Instructions to follow
Return precisely the span of lines from the top of the material below to the line containing "x_ticks = [0.0, 0.2, 0.4, 0.6, 0.8, 1.0]", both included. Pictures are excluded.

Data excerpt
# # # #
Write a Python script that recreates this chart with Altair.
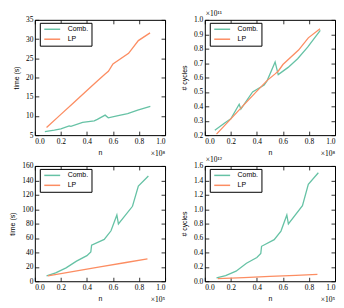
import altair as alt
import pandas as pd

series = ["Comb.", "LP"]
colors = ["#66c2a5", "#fc8d62"]
x_ticks = [0.0, 0.2, 0.4, 0.6, 0.8, 1.0]

# top row: n in units of 1e8
top_comb_n = [0.077, 0.15, 0.2, 0.264, 0.277, 0.367, 0.456, 0.48, 0.54, 0.564, 0.64, 0.713, 0.79, 0.887]
top_comb_time = [5.94, 6.3, 6.6, 7.4, 7.3, 8.3, 8.7, 9.1, 10.2, 9.5, 10.1, 10.6, 11.5, 12.5]
top_comb_cycles = [0.234, 0.283, 0.313, 0.414, 0.38, 0.5, 0.547, 0.58, 0.708, 0.62, 0.67, 0.73, 0.81, 0.927]
top_lp_n = [0.09, 0.2, 0.3, 0.4, 0.48, 0.54, 0.565, 0.6, 0.72, 0.795, 0.885]
top_lp_time = [7.0, 10.4, 13.5, 16.6, 19.1, 20.9, 21.6, 23.5, 26.3, 29.6, 31.6]
top_lp_cycles = [0.207, 0.313, 0.41, 0.505, 0.58, 0.625, 0.645, 0.69, 0.79, 0.875, 0.938]

# bottom row: n in units of 1e5
bot_comb_n = [0.09, 0.16, 0.24, 0.32, 0.40, 0.43, 0.436, 0.533, 0.585, 0.63, 0.642, 0.75, 0.795, 0.872]
bot_comb_time = [7.3, 11.5, 18.5, 27.9, 35.5, 40.7, 49.9, 58, 70, 92, 79.6, 104, 132, 146]
bot_comb_cycles = [0.046, 0.078, 0.14, 0.25, 0.33, 0.384, 0.485, 0.577, 0.696, 0.92, 0.796, 1.048, 1.346, 1.506]
bot_lp_n = [0.1, 0.3, 0.5, 0.7, 0.865]
bot_lp_time = [7.5, 13.8, 20.0, 26.0, 31.0]
bot_lp_cycles = [0.036, 0.051, 0.067, 0.082, 0.095]

W, H = 131, 116
SERIF = "Liberation Serif"
SANS = "Liberation Sans"


def make_df(nc, vc, nl, vl):
    return pd.DataFrame({
        "n": nc + nl,
        "v": vc + vl,
        "s": [series[0]] * len(nc) + [series[1]] * len(nl),
    })


def panel(df, ydom, yvals, yfmt, ytitle, xexp, yexp):
    xs = alt.Scale(domain=[0, 1], nice=False, zero=False)
    ys = alt.Scale(domain=ydom, nice=False, zero=False)
    tick = alt.ExprRef(expr="-4")
    common = dict(grid=False, domain=False, tickColor="black", tickSize=tick, tickWidth=0.8,
                  labelFont=SERIF, labelFontSize=7.5, labelColor="black",
                  titleFont=SANS, titleFontSize=7, titleFontWeight="normal", titleColor="black")
    lines = alt.Chart(df).mark_line(strokeWidth=1.3).encode(
        x=alt.X("n:Q", scale=xs, axis=alt.Axis(orient="bottom", values=x_ticks, format=".1f", title="n",
                                               labelPadding=6, titlePadding=4, **common)),
        y=alt.Y("v:Q", scale=ys, axis=alt.Axis(orient="left", values=yvals, format=yfmt, title=ytitle,
                                               labelPadding=6, titlePadding=6, **common)),
        color=alt.Color("s:N", scale=alt.Scale(domain=series, range=colors),
                        legend=alt.Legend(title=None, orient="none", legendX=5, legendY=3,
                                          strokeColor="black", fillColor="white", padding=3,
                                          symbolType="M-1,0H7", symbolSize=16, symbolStrokeWidth=1.5,
                                          labelFont=SANS, labelFontSize=7, labelColor="black",
                                          labelOffset=18, rowPadding=2)),
    )
    mirror = alt.Chart(df).mark_line(opacity=0).encode(
        x=alt.X("n:Q", scale=xs, axis=alt.Axis(orient="top", values=x_ticks, labels=False, title=None, **common)),
        y=alt.Y("v:Q", scale=ys, axis=alt.Axis(orient="right", values=yvals, labels=False, title=None, **common)),
    )
    layers = [lines, mirror]
    layers.append(alt.Chart(alt.Data(values=[{"t": xexp}])).mark_text(
        font=SERIF, fontSize=7.5, align="right", baseline="alphabetic", color="black"
    ).encode(x=alt.value(W), y=alt.value(H + 21), text="t:N"))
    if yexp:
        layers.append(alt.Chart(alt.Data(values=[{"t": yexp}])).mark_text(
            font=SERIF, fontSize=7.5, align="left", baseline="alphabetic", color="black"
        ).encode(x=alt.value(1), y=alt.value(-4), text="t:N"))
    return alt.layer(*layers).resolve_axis(x="independent", y="independent").properties(width=W, height=H)


p1 = panel(make_df(top_comb_n, top_comb_time, top_lp_n, top_lp_time),
           [5, 35], [5, 10, 15, 20, 25, 30, 35], "d", "time (s)", "×10⁸", None)
p2 = panel(make_df(top_comb_n, top_comb_cycles, top_lp_n, top_lp_cycles),
           [0.2, 1.0], [0.2, 0.3, 0.4, 0.5, 0.6, 0.7, 0.8, 0.9, 1.0], ".1f", "# cycles", "×10⁸", "×10¹¹")
p3 = panel(make_df(bot_comb_n, bot_comb_time, bot_lp_n, bot_lp_time),
           [0, 160], [0, 20, 40, 60, 80, 100, 120, 140, 160], "d", "time (s)", "×10⁵", None)
p4 = panel(make_df(bot_comb_n, bot_comb_cycles, bot_lp_n, bot_lp_cycles),
           [0, 1.6], [0.0, 0.2, 0.4, 0.6, 0.8, 1.0, 1.2, 1.4, 1.6], ".1f", "# cycles", "×10⁵", "×10¹²")

chart = alt.concat(p1, p2, p3, p4, columns=2, spacing={"row": 31, "column": 40}, bounds="flush") \
    .resolve_legend(color="independent") \
    .properties(padding=0, background="white") \
    .configure_view(stroke="black", strokeWidth=1)

chart.save("out.html", embed_options={"renderer": "svg", "actions": False})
# # # #
Written reply
Write a Python script that recreates this chart with Altair.
import altair as alt
import pandas as pd

series = ["Comb.", "LP"]
colors = ["#66c2a5", "#fc8d62"]
x_ticks = [0.0, 0.2, 0.4, 0.6, 0.8, 1.0]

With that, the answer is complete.